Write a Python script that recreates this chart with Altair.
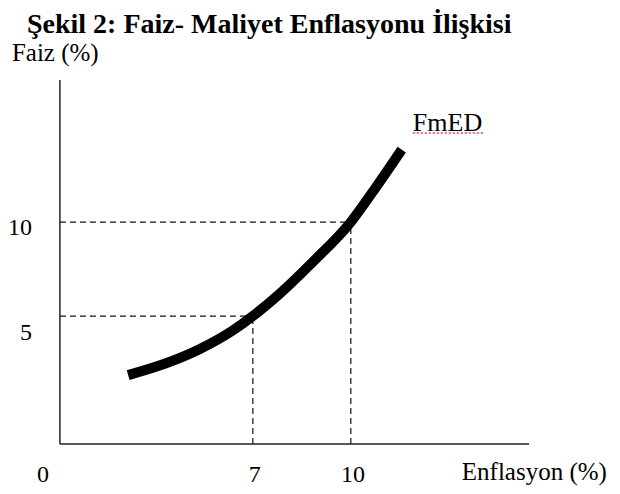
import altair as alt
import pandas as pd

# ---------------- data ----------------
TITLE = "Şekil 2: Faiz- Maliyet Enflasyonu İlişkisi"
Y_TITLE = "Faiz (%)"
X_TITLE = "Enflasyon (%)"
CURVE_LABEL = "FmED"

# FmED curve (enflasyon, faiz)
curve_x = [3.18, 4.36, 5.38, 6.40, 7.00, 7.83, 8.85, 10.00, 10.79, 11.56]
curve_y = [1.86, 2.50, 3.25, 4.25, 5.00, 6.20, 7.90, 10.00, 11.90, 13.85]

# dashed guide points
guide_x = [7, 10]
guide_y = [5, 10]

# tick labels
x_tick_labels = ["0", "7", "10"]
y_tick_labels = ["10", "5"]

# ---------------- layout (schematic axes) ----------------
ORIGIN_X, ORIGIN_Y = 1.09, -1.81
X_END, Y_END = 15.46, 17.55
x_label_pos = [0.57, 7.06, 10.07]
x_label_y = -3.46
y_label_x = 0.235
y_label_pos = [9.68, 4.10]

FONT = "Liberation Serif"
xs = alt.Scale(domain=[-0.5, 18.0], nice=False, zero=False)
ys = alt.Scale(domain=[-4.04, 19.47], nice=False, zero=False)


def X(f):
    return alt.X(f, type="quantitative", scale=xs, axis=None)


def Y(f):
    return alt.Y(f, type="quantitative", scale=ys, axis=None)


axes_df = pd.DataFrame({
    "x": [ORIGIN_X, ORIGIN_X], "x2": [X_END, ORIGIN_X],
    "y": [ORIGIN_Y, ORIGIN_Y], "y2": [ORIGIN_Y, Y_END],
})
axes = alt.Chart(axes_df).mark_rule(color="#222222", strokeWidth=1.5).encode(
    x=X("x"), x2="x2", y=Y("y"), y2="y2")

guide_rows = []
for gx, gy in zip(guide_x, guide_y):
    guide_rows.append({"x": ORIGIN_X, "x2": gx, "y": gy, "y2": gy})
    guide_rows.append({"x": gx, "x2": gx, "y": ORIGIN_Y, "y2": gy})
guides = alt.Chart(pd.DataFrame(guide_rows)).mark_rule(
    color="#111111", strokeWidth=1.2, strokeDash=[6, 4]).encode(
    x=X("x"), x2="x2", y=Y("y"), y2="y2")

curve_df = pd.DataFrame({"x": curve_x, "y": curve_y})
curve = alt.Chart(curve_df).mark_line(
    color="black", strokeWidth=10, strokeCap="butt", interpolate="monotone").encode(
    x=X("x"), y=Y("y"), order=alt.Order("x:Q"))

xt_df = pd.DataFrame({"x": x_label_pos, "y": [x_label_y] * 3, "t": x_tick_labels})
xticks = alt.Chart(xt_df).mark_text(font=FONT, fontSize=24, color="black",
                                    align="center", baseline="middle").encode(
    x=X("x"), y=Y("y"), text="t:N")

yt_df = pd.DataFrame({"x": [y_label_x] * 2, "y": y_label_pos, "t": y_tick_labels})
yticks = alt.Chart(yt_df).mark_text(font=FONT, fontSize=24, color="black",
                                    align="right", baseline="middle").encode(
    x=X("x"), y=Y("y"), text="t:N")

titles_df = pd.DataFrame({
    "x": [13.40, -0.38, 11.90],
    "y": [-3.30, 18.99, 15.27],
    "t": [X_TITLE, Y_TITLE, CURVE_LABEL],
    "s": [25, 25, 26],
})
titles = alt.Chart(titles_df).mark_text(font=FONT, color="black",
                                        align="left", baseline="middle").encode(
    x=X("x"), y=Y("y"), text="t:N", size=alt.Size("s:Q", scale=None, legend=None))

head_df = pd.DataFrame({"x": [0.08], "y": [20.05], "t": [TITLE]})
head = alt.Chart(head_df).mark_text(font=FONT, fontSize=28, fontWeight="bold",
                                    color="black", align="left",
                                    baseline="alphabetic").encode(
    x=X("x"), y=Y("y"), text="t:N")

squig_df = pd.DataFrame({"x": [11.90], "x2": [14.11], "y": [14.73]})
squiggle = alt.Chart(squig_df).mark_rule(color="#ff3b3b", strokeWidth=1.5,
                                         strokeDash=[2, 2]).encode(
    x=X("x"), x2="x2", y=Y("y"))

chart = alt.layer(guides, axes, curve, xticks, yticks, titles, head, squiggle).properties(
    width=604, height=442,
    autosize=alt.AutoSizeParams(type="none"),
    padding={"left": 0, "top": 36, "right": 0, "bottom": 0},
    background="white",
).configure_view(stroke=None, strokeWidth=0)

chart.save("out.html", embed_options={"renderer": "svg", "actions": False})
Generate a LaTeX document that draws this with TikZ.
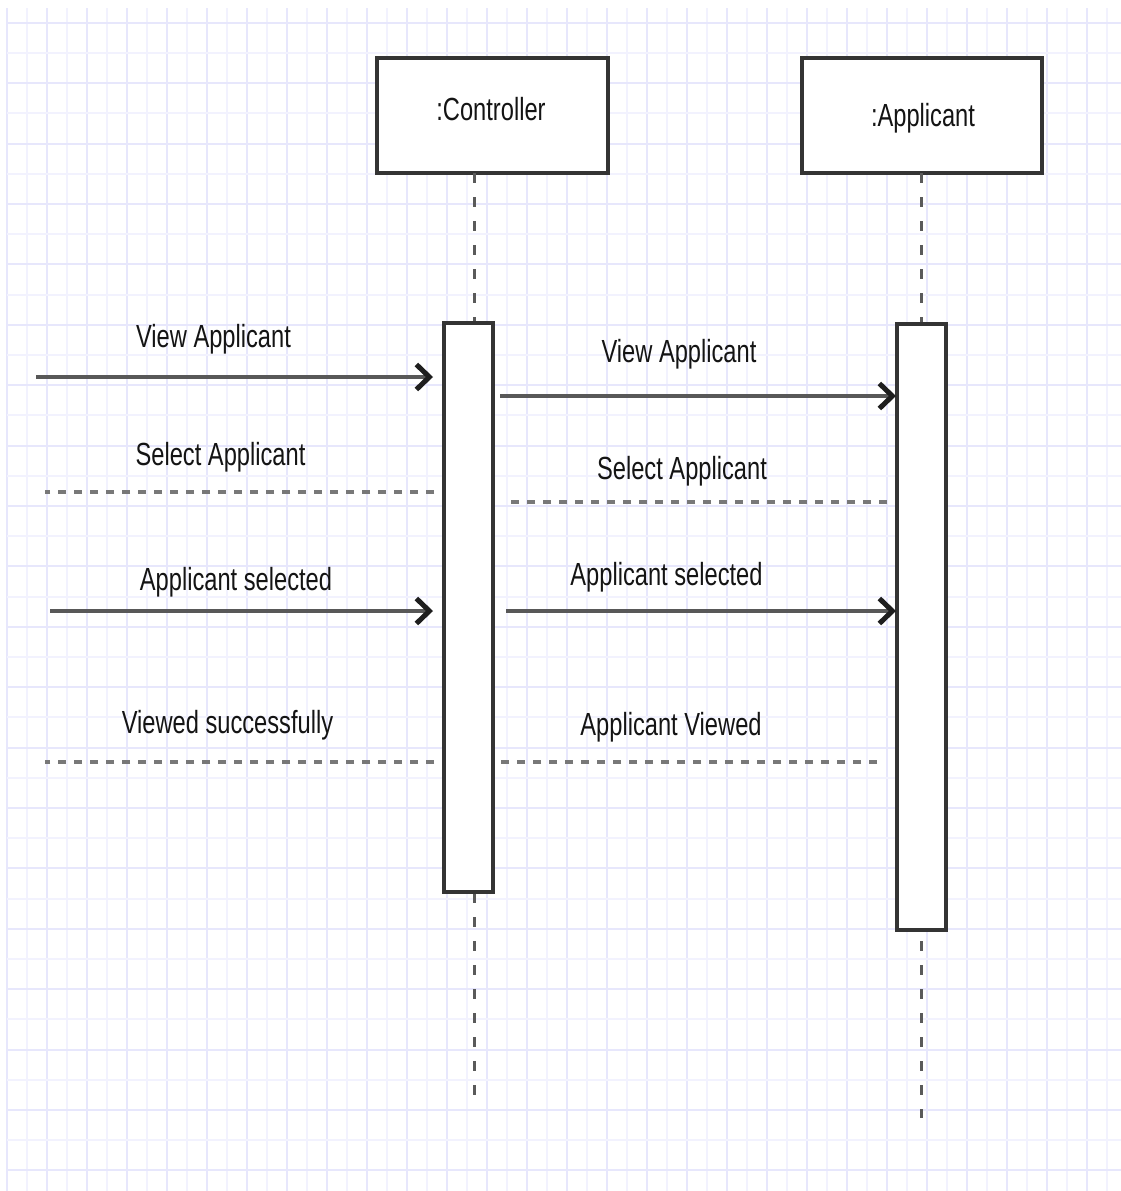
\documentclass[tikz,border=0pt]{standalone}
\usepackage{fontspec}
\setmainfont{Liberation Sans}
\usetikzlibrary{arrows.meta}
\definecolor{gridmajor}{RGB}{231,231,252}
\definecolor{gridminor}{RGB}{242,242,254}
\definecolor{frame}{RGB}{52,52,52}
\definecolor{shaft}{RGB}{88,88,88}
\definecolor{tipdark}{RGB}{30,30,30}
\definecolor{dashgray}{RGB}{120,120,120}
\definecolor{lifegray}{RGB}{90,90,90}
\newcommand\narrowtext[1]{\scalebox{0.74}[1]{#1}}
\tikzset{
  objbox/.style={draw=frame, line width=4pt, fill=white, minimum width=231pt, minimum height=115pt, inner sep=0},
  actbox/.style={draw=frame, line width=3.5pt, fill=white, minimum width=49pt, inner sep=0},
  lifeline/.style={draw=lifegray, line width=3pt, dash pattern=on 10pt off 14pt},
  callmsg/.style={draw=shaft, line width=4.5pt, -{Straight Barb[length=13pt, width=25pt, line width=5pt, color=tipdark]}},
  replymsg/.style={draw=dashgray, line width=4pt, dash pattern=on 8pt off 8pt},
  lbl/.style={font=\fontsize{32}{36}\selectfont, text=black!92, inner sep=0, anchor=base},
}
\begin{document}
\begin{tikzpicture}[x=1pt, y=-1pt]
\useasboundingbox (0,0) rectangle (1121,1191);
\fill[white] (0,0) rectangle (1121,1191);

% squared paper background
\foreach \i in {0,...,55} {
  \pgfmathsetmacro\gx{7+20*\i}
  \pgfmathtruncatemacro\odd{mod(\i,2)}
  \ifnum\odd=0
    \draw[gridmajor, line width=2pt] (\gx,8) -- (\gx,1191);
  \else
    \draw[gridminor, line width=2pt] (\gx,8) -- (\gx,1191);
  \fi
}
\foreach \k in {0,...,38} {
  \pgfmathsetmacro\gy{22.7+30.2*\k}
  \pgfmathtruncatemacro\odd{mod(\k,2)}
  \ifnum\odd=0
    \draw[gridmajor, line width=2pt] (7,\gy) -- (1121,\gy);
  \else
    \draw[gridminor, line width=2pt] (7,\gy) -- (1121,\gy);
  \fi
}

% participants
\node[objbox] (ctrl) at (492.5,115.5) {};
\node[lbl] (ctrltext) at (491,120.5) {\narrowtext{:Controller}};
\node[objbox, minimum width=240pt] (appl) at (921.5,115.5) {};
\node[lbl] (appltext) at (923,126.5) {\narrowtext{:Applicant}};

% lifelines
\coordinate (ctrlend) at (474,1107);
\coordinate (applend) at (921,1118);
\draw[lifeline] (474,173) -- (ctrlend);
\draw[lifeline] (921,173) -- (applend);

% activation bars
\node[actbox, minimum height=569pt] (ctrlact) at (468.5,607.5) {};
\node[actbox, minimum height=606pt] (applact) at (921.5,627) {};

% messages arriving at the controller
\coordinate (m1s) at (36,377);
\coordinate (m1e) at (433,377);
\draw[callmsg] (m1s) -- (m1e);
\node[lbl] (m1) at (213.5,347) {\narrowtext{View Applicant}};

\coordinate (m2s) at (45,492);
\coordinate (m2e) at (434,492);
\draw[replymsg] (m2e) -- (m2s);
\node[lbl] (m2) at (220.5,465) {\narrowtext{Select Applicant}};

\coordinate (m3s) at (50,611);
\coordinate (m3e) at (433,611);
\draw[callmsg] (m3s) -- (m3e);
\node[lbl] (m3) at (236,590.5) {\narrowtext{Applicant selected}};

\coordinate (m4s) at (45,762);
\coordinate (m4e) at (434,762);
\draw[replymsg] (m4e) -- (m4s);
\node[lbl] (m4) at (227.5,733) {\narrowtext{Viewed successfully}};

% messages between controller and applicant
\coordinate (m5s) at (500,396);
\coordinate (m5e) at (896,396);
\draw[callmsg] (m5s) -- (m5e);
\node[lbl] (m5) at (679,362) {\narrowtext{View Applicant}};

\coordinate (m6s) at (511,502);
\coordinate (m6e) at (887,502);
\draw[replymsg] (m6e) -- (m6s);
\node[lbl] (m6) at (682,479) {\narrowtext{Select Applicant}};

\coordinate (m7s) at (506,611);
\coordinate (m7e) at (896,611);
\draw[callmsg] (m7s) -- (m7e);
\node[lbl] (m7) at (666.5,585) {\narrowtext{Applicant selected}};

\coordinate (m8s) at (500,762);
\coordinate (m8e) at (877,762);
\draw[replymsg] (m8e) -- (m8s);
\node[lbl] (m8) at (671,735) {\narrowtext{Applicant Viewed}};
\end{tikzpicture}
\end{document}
----
REQUEST: Where a line contains "with", copy that line.

RESPONSE FOR THIS EXERCISE:
Write a Python script that recreates this chart with Altair.
Generate a LaTeX document that draws this with TikZ.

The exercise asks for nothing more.